WHAT THIS TASK INVOLVES -
Every line of the material is to be quoted verbatim, minus the pictures.

# # # # #

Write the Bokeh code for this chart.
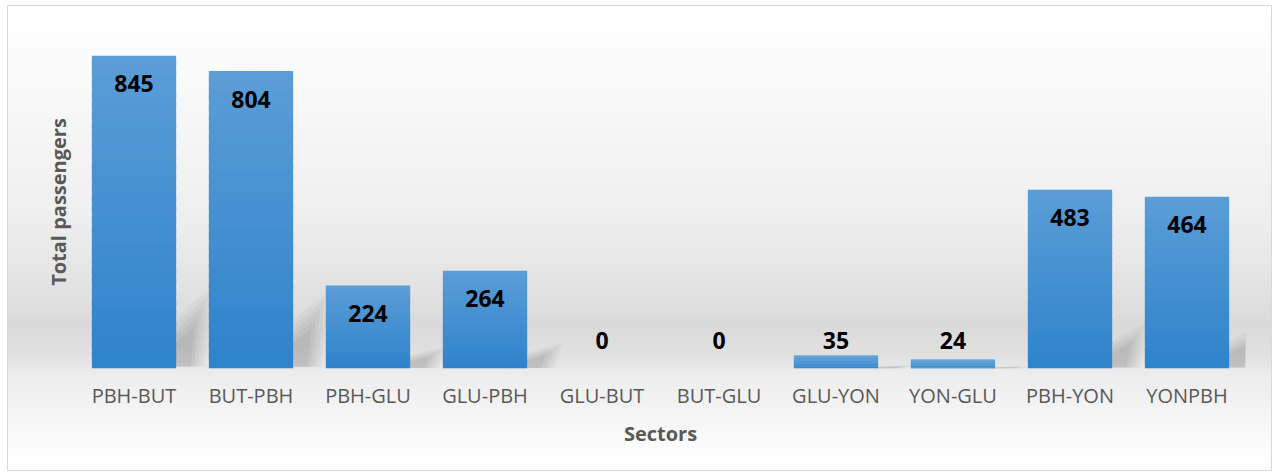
from bokeh.plotting import figure
from bokeh.models import Range1d, FixedTicker, ColumnDataSource
from bokeh.embed import file_html
from bokeh.resources import INLINE
from bokeh.core.properties import value

# ---- data ----
sectors = ["PBH-BUT", "BUT-PBH", "PBH-GLU", "GLU-PBH", "GLU-BUT",
           "BUT-GLU", "GLU-YON", "YON-GLU", "PBH-YON", "YONPBH"]
passengers = [845, 804, 224, 264, 0, 0, 35, 24, 483, 464]
x_title = "Sectors"
y_title = "Total passengers"

idx = list(range(len(sectors)))

W, H = 1265, 466
p = figure(width=W, height=H, output_backend="svg", toolbar_location=None,
           x_range=Range1d(-0.5, len(sectors) - 0.5), y_range=Range1d(0, 900),
           min_border_left=67, min_border_right=28, min_border_top=29,
           min_border_bottom=104)
p.styles = {
    "margin-left": "7px",
    "margin-top": "5px",
    "border": "1px solid #d9d9d9",
    "background": "linear-gradient(to bottom, #ffffff 0%, #f9f9f9 18%, #efefef 45%, "
                  "#e3e3e3 60%, #dadada 69%, #e0e0e0 75%, #e6e6e6 77.6%, #ececec 78.6%, "
                  "#f3f3f3 86%, #fbfbfb 94%, #ffffff 100%)",
}
p.border_fill_alpha = 0
p.background_fill_alpha = 0
p.outline_line_color = None
p.grid.visible = False

# ---- soft shadows behind bars ----
bw = 0.72
for a, sc in [(0.06, 1.0), (0.07, 0.88), (0.08, 0.76), (0.09, 0.64), (0.10, 0.52)]:
    xs, ys = [], []
    for i, v in zip(idx, passengers):
        if v <= 0:
            continue
        xr = i + bw / 2
        d = 0.30 * sc
        h = 0.26 * v * sc
        xs.append([xr - 0.02, xr - 0.02, xr + d, xr + d * 0.8])
        ys.append([v * 0.006, h * 0.6, h, v * 0.006])
    p.patches(xs, ys, fill_color="#7a7a7a", fill_alpha=a, line_color=None)

# ---- gradient bars (bands from top colour to bottom colour) ----
top_rgb = (0x5b, 0x9d, 0xd7)
bot_rgb = (0x2e, 0x83, 0xcb)
N = 30
for b in range(N):
    t = (b + 0.5) / N
    c = tuple(int(round(bot_rgb[j] + (top_rgb[j] - bot_rgb[j]) * t)) for j in range(3))
    col = "#%02x%02x%02x" % c
    p.vbar(x=idx, width=bw,
           bottom=[v * b / N for v in passengers],
           top=[min(v, v * (b + 1.6) / N) for v in passengers],
           fill_color=col, line_color=None)

# ---- data labels ----
lab_y = [v if v >= 150 else 0 for v in passengers]
lab_off = [28 if v >= 150 else -28 for v in passengers]
src = ColumnDataSource(dict(x=idx, y=lab_y, off=lab_off,
                            t=[str(v) for v in passengers]))
p.text(x="x", y="y", text="t", y_offset="off", source=src,
       text_align="center", text_baseline="middle",
       text_font=value("Open Sans"), text_font_style="bold",
       text_font_size="23px", text_color="#000000")

# ---- axes ----
p.xaxis.ticker = FixedTicker(ticks=idx)
p.xaxis.major_label_overrides = {i: s for i, s in zip(idx, sectors)}
p.xaxis.major_tick_line_color = None
p.xaxis.minor_tick_line_color = None
p.xaxis.axis_line_color = None
p.xaxis.major_label_text_font = "Open Sans"
p.xaxis.major_label_text_font_size = "20px"
p.xaxis.major_label_text_color = "#595959"
p.xaxis.major_label_standoff = 7
p.xaxis.axis_label = x_title
p.xaxis.axis_label_text_font = "Open Sans"
p.xaxis.axis_label_text_font_style = "bold"
p.xaxis.axis_label_text_font_size = "20px"
p.xaxis.axis_label_text_color = "#595959"
p.xaxis.axis_label_standoff = 8

p.yaxis.ticker = FixedTicker(ticks=[])
p.yaxis.major_tick_line_color = None
p.yaxis.minor_tick_line_color = None
p.yaxis.axis_line_color = None
p.yaxis.axis_label = y_title
p.yaxis.axis_label_text_font = "Open Sans"
p.yaxis.axis_label_text_font_style = "bold"
p.yaxis.axis_label_text_font_size = "20px"
p.yaxis.axis_label_text_color = "#595959"
p.yaxis.axis_label_standoff = 4

open("out.html", "w").write(file_html(p, INLINE))
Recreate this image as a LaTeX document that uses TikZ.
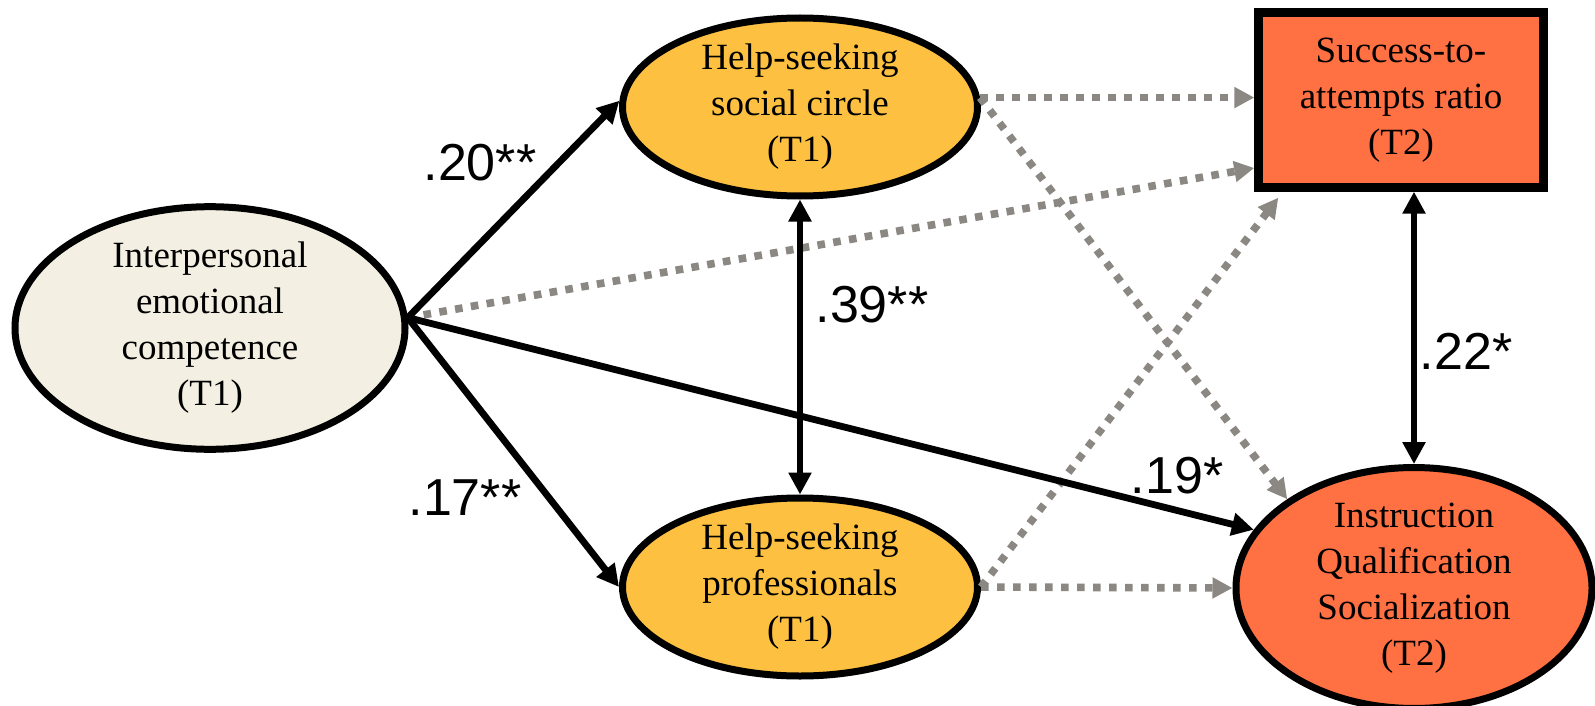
\documentclass[tikz,border=0pt]{standalone}
\usepackage{fontspec}
\setmainfont{Liberation Serif}
\setsansfont{Liberation Sans}
\usetikzlibrary{shapes.geometric,arrows.meta,positioning,calc}

\definecolor{creamfill}{HTML}{F3EFE2}
\definecolor{helpfill}{HTML}{FDC040}
\definecolor{outfill}{HTML}{FF7043}
\definecolor{nullgray}{HTML}{8B8782}

\tikzstyle{latent} = [draw, ellipse, line width=3.5pt, align=center, inner sep=0pt, font=\fontsize{18.5}{23}\selectfont]
\tikzstyle{observed} = [draw, rectangle, line width=4.2pt, align=center, inner sep=0pt, font=\fontsize{18.5}{23}\selectfont]
\tikzstyle{effect} = [draw, line width=3.4pt, -{Triangle[length=11pt,width=11pt]}]
\tikzstyle{corr} = [draw, line width=3.4pt, {Triangle[length=11pt,width=11pt]}-{Triangle[length=11pt,width=11pt]}]
\tikzstyle{nulleffect} = [draw=nullgray, line width=3.8pt, dash pattern=on 3.8pt off 4.2pt, -{Triangle[length=10pt,width=10pt,fill=nullgray]}]
\tikzstyle{coef} = [font=\sffamily\fontsize{26}{30}\selectfont, inner sep=0pt]

\begin{document}
\begin{tikzpicture}[x=0.5pt, y=-0.5pt]
    \fill[white] (0,0) rectangle (1595,706);
    \useasboundingbox (0,0) rectangle (1595,706);

    % variables
    \node [latent, fill=creamfill, minimum width=195pt, minimum height=118pt] (iec) at (210,328) {Interpersonal\\emotional\\competence\\(T1)};
    \node [latent, fill=helpfill, minimum width=177.5pt, minimum height=89pt] (hssc) at (800,107) {Help-seeking\\social circle\\(T1)};
    \node [latent, fill=helpfill, minimum width=177.5pt, minimum height=89pt] (hsp) at (800,587) {Help-seeking\\professionals\\(T1)};
    \node [observed, fill=outfill, minimum width=142.5pt, minimum height=87.5pt] (ratio) at (1401,100) {Success-to-\\attempts ratio\\(T2)};
    \node [latent, fill=outfill, minimum width=178pt, minimum height=113.5pt] (iqs) at (1414,588) {Instruction\\Qualification\\Socialization\\(T2)};

    % non-significant paths
    \path [nulleffect] (iec.3) -- ([yshift=-34pt]ratio.west);
    \path [nulleffect] (hssc.3) -- (ratio.west |- hssc.3);
    \path [nulleffect] (hssc.3) -- (iqs.145);
    \path [nulleffect] (hsp.east) -- ([xshift=12pt,yshift=-3pt]ratio.south west);
    \path [nulleffect] (hsp.east) -- (iqs.west);

    % significant paths
    \path [effect] (iec.3) -- (hssc.178);
    \path [effect] (iec.3) -- (hsp.west);
    \path [effect] (iec.3) -- (iqs.160);
    \path [corr] (hssc.south) -- (hsp.north);
    \path [corr] (iqs.north |- ratio.south) -- (iqs.north);

    % coefficients
    \node [coef] (c1) at (480,163) {.20**};
    \node [coef] (c2) at (872,305) {.39**};
    \node [coef] (c3) at (465,498) {.17**};
    \node [coef] (c4) at (1177,476) {.19*};
    \node [coef] (c5) at (1466,351) {.22*};
\end{tikzpicture}
\end{document}
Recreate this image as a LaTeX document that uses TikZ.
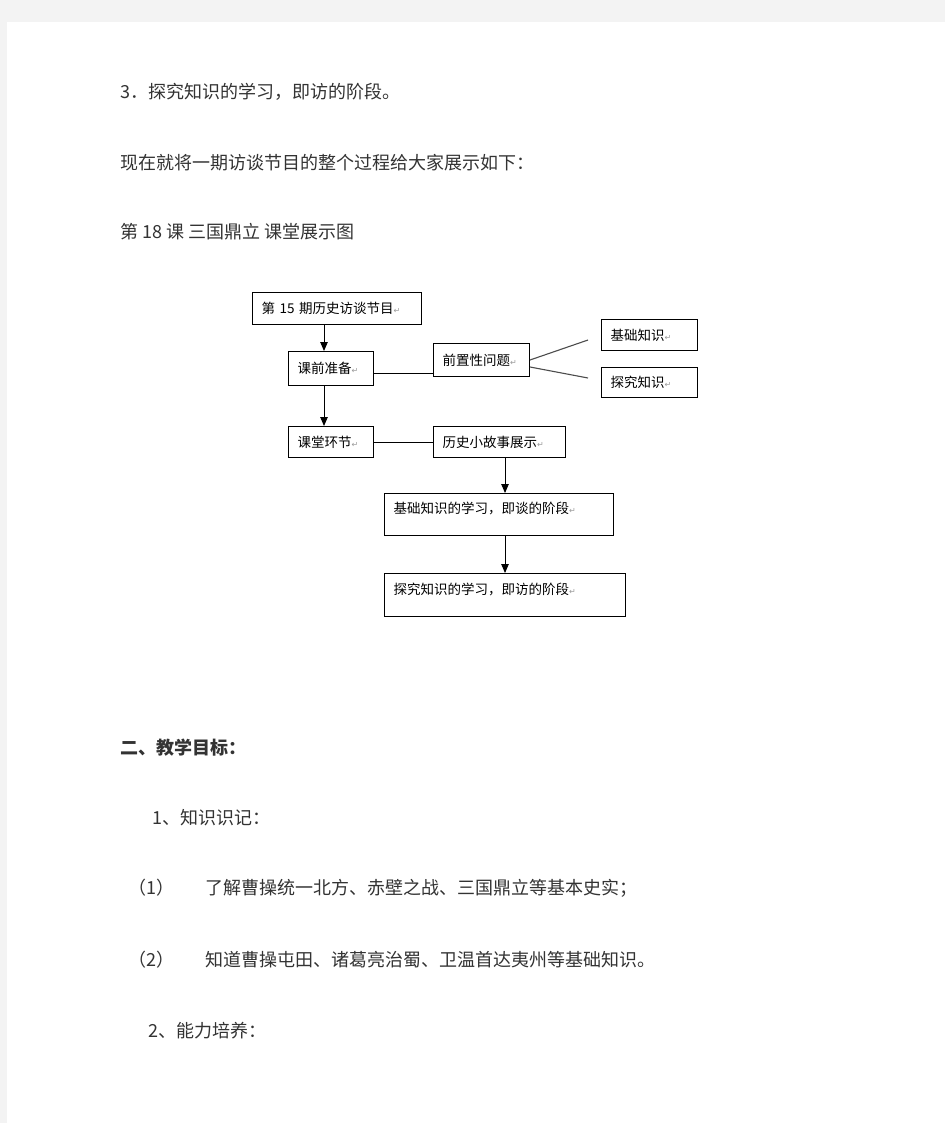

# # # # #

OUTPUT OF THE EXERCISE -
Write the Bokeh code for this chart.
from bokeh.plotting import figure
from bokeh.models import Range1d, FixedTicker, ColumnDataSource
from bokeh.embed import file_html
from bokeh.resources import INLINE
from bokeh.core.properties import value

# ---- data ----
sectors = ["PBH-BUT", "BUT-PBH", "PBH-GLU", "GLU-PBH", "GLU-BUT",
           "BUT-GLU", "GLU-YON", "YON-GLU", "PBH-YON", "YONPBH"]
passengers = [845, 804, 224, 264, 0, 0, 35, 24, 483, 464]
x_title = "Sectors"
y_title = "Total passengers"

idx = list(range(len(sectors)))

W, H = 1265, 466
p = figure(width=W, height=H, output_backend="svg", toolbar_location=None,
           x_range=Range1d(-0.5, len(sectors) - 0.5), y_range=Range1d(0, 900),
           min_border_left=67, min_border_right=28, min_border_top=29,
           min_border_bottom=104)
p.styles = {
    "margin-left": "7px",
    "margin-top": "5px",
    "border": "1px solid #d9d9d9",
    "background": "linear-gradient(to bottom, #ffffff 0%, #f9f9f9 18%, #efefef 45%, "
                  "#e3e3e3 60%, #dadada 69%, #e0e0e0 75%, #e6e6e6 77.6%, #ececec 78.6%, "
                  "#f3f3f3 86%, #fbfbfb 94%, #ffffff 100%)",
}
p.border_fill_alpha = 0
p.background_fill_alpha = 0
p.outline_line_color = None
p.grid.visible = False

# ---- soft shadows behind bars ----
bw = 0.72
for a, sc in [(0.06, 1.0), (0.07, 0.88), (0.08, 0.76), (0.09, 0.64), (0.10, 0.52)]:
    xs, ys = [], []
    for i, v in zip(idx, passengers):
        if v <= 0:
            continue
        xr = i + bw / 2
        d = 0.30 * sc
        h = 0.26 * v * sc
        xs.append([xr - 0.02, xr - 0.02, xr + d, xr + d * 0.8])
        ys.append([v * 0.006, h * 0.6, h, v * 0.006])
    p.patches(xs, ys, fill_color="#7a7a7a", fill_alpha=a, line_color=None)

# ---- gradient bars (bands from top colour to bottom colour) ----
top_rgb = (0x5b, 0x9d, 0xd7)
bot_rgb = (0x2e, 0x83, 0xcb)
N = 30
for b in range(N):
    t = (b + 0.5) / N
    c = tuple(int(round(bot_rgb[j] + (top_rgb[j] - bot_rgb[j]) * t)) for j in range(3))
    col = "#%02x%02x%02x" % c
    p.vbar(x=idx, width=bw,
           bottom=[v * b / N for v in passengers],
           top=[min(v, v * (b + 1.6) / N) for v in passengers],
           fill_color=col, line_color=None)

# ---- data labels ----
lab_y = [v if v >= 150 else 0 for v in passengers]
lab_off = [28 if v >= 150 else -28 for v in passengers]
src = ColumnDataSource(dict(x=idx, y=lab_y, off=lab_off,
                            t=[str(v) for v in passengers]))
p.text(x="x", y="y", text="t", y_offset="off", source=src,
       text_align="center", text_baseline="middle",
       text_font=value("Open Sans"), text_font_style="bold",
       text_font_size="23px", text_color="#000000")

# ---- axes ----
p.xaxis.ticker = FixedTicker(ticks=idx)
p.xaxis.major_label_overrides = {i: s for i, s in zip(idx, sectors)}
p.xaxis.major_tick_line_color = None
p.xaxis.minor_tick_line_color = None
p.xaxis.axis_line_color = None
p.xaxis.major_label_text_font = "Open Sans"
p.xaxis.major_label_text_font_size = "20px"
p.xaxis.major_label_text_color = "#595959"
p.xaxis.major_label_standoff = 7
p.xaxis.axis_label = x_title
p.xaxis.axis_label_text_font = "Open Sans"
p.xaxis.axis_label_text_font_style = "bold"
p.xaxis.axis_label_text_font_size = "20px"
p.xaxis.axis_label_text_color = "#595959"
p.xaxis.axis_label_standoff = 8

p.yaxis.ticker = FixedTicker(ticks=[])
p.yaxis.major_tick_line_color = None
p.yaxis.minor_tick_line_color = None
p.yaxis.axis_line_color = None
p.yaxis.axis_label = y_title
p.yaxis.axis_label_text_font = "Open Sans"
p.yaxis.axis_label_text_font_style = "bold"
p.yaxis.axis_label_text_font_size = "20px"
p.yaxis.axis_label_text_color = "#595959"
p.yaxis.axis_label_standoff = 4

open("out.html", "w").write(file_html(p, INLINE))
Recreate this image as a LaTeX document that uses TikZ.
\documentclass[tikz,border=0pt]{standalone}
\usepackage{fontspec}
\setmainfont{Liberation Serif}
\setsansfont{Liberation Sans}
\usetikzlibrary{shapes.geometric,arrows.meta,positioning,calc}

\definecolor{creamfill}{HTML}{F3EFE2}
\definecolor{helpfill}{HTML}{FDC040}
\definecolor{outfill}{HTML}{FF7043}
\definecolor{nullgray}{HTML}{8B8782}

\tikzstyle{latent} = [draw, ellipse, line width=3.5pt, align=center, inner sep=0pt, font=\fontsize{18.5}{23}\selectfont]
\tikzstyle{observed} = [draw, rectangle, line width=4.2pt, align=center, inner sep=0pt, font=\fontsize{18.5}{23}\selectfont]
\tikzstyle{effect} = [draw, line width=3.4pt, -{Triangle[length=11pt,width=11pt]}]
\tikzstyle{corr} = [draw, line width=3.4pt, {Triangle[length=11pt,width=11pt]}-{Triangle[length=11pt,width=11pt]}]
\tikzstyle{nulleffect} = [draw=nullgray, line width=3.8pt, dash pattern=on 3.8pt off 4.2pt, -{Triangle[length=10pt,width=10pt,fill=nullgray]}]
\tikzstyle{coef} = [font=\sffamily\fontsize{26}{30}\selectfont, inner sep=0pt]

\begin{document}
\begin{tikzpicture}[x=0.5pt, y=-0.5pt]
    \fill[white] (0,0) rectangle (1595,706);
    \useasboundingbox (0,0) rectangle (1595,706);

    % variables
    \node [latent, fill=creamfill, minimum width=195pt, minimum height=118pt] (iec) at (210,328) {Interpersonal\\emotional\\competence\\(T1)};
    \node [latent, fill=helpfill, minimum width=177.5pt, minimum height=89pt] (hssc) at (800,107) {Help-seeking\\social circle\\(T1)};
    \node [latent, fill=helpfill, minimum width=177.5pt, minimum height=89pt] (hsp) at (800,587) {Help-seeking\\professionals\\(T1)};
    \node [observed, fill=outfill, minimum width=142.5pt, minimum height=87.5pt] (ratio) at (1401,100) {Success-to-\\attempts ratio\\(T2)};
    \node [latent, fill=outfill, minimum width=178pt, minimum height=113.5pt] (iqs) at (1414,588) {Instruction\\Qualification\\Socialization\\(T2)};

    % non-significant paths
    \path [nulleffect] (iec.3) -- ([yshift=-34pt]ratio.west);
    \path [nulleffect] (hssc.3) -- (ratio.west |- hssc.3);
    \path [nulleffect] (hssc.3) -- (iqs.145);
    \path [nulleffect] (hsp.east) -- ([xshift=12pt,yshift=-3pt]ratio.south west);
    \path [nulleffect] (hsp.east) -- (iqs.west);

    % significant paths
    \path [effect] (iec.3) -- (hssc.178);
    \path [effect] (iec.3) -- (hsp.west);
    \path [effect] (iec.3) -- (iqs.160);
    \path [corr] (hssc.south) -- (hsp.north);
    \path [corr] (iqs.north |- ratio.south) -- (iqs.north);

    % coefficients
    \node [coef] (c1) at (480,163) {.20**};
    \node [coef] (c2) at (872,305) {.39**};
    \node [coef] (c3) at (465,498) {.17**};
    \node [coef] (c4) at (1177,476) {.19*};
    \node [coef] (c5) at (1466,351) {.22*};
\end{tikzpicture}
\end{document}
Recreate this image as a LaTeX document that uses TikZ.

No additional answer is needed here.